Similarly revealing has been the show of Palestinian pride in Qatar. There was no Palestinian team at the World Cup, and yet the Palestinian flag was everywhere — not only in the hands of celebrating Moroccan players and fans, but also at every game and on the streets of Doha. These displays shocked some Israeli journalists, who had been assured by their own government that its U.S.-brokered Abraham Accords with Morocco and other Arab states signaled that the Arab world had relinquished any pretense of advocacy for Palestinian rights.
But soccer creates its own form of civil society, and in a region where civil society has been largely suppressed by authoritarians, what this World Cup has made clear is that the Arab publics are not willing to follow their unelected leaders in accepting the humiliation of accepting what leading human rights organizations have called Israel’s apartheid system.
By waving that Palestinian flag, Moroccan fans and players expressed a very public dissent from the choices of their government and of Western powers and other Arab autocrats to abandon the Palestinians to their fate. And by continuing to advance, Morocco has kept sustained attention on these issues, even as its players prove they more than deserve to be playing on this prestigious stage.
Morocco’s prowess as the first African team to make the semifinals of the World Cup brings us ever closerto fulfilling soccer icon Pelé’s prophecy that an African team would win the World Cup, albeit two decades later than the Brazilian legend had expected.
Morocco’s prowess as the first African team to make the semifinals of the World Cup brings us ever closer to fulfilling soccer icon Pelé’s prophecy.
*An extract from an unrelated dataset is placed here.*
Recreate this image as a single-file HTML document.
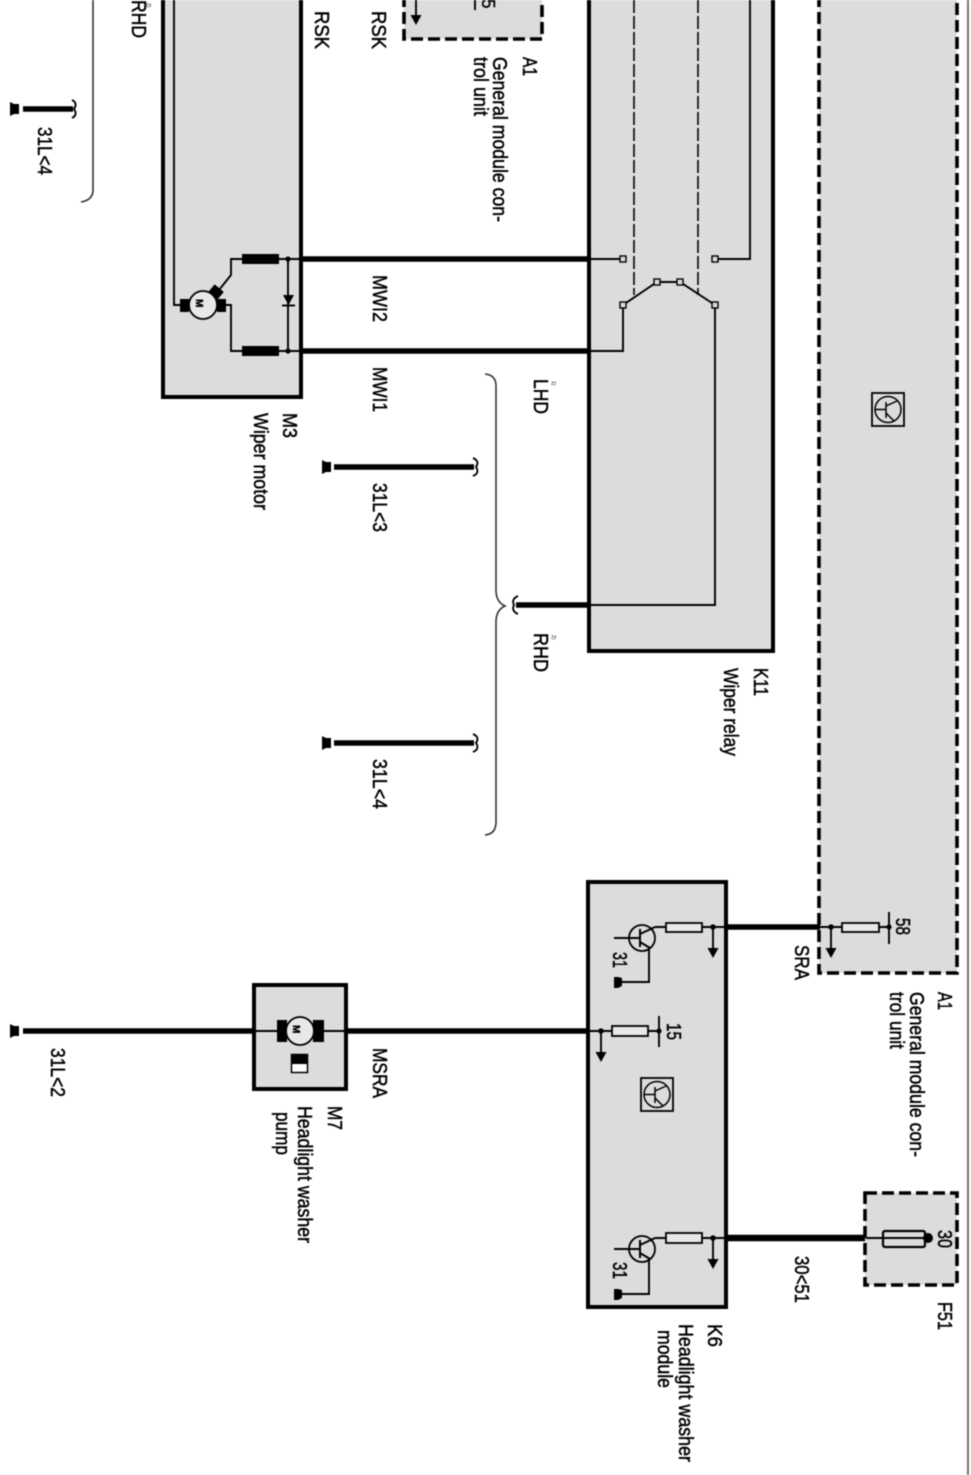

And that prophecy would most likely not be fulfilled without soccer’s globalization. The world’s top players have for decades all played in Europe’s elite leagues, and the “technology” of the game (tactics, coaching and organization) have reached every part of the globe.
Indeed, this was the first World Cup in which all five African teams were coached by African coaches, rather than by European journeymen. On that score, Morocco’s coach, Walid Regragui, appears to have made an exceptional difference.
Morocco counterattacks with elegance. The team’s strategy suggests its coach has rewritten the playbook that long recommended African teams play pessimistic defensive football, hoping for a lucky break. True, Morocco’s stingy defense has been a feature of its progress, but the team’s defensive record has been achieved by retaining possession and one-touch passing its way out of trouble at the back with a confidence that contrasts with the instinct to simply play long clearances. Passing has set up lightning transitions on the counterattack, in which one-touch flicks and dribbling runs create scoring opportunities. Skills, then, but also smiles: These Atlas Lions actually seem to be enjoying themselves. And Regragui is showing his peers across Africa and Europe the magic that can be achieved by releasing the tactical handbrake.
It’s not all feel-good underdogs and gracious victors, of course. Many of the knockout-stage games of this tournament have been fraught and fractious displays of ugly football and even uglier petulance. But don’t expect more of that when Morocco faces France. Whatever the final score, I predict we’ll see heartwarming expressions of fraternity and mutual respect among the players of both sides. After all, so many of France’s stars, like Morocco’s, are the children of African migrants who’ve grown up in Europe’s ghettos. Whatever “national” shirts they wear, it’s not hard for them to see themselves, and their own mothers, in one another.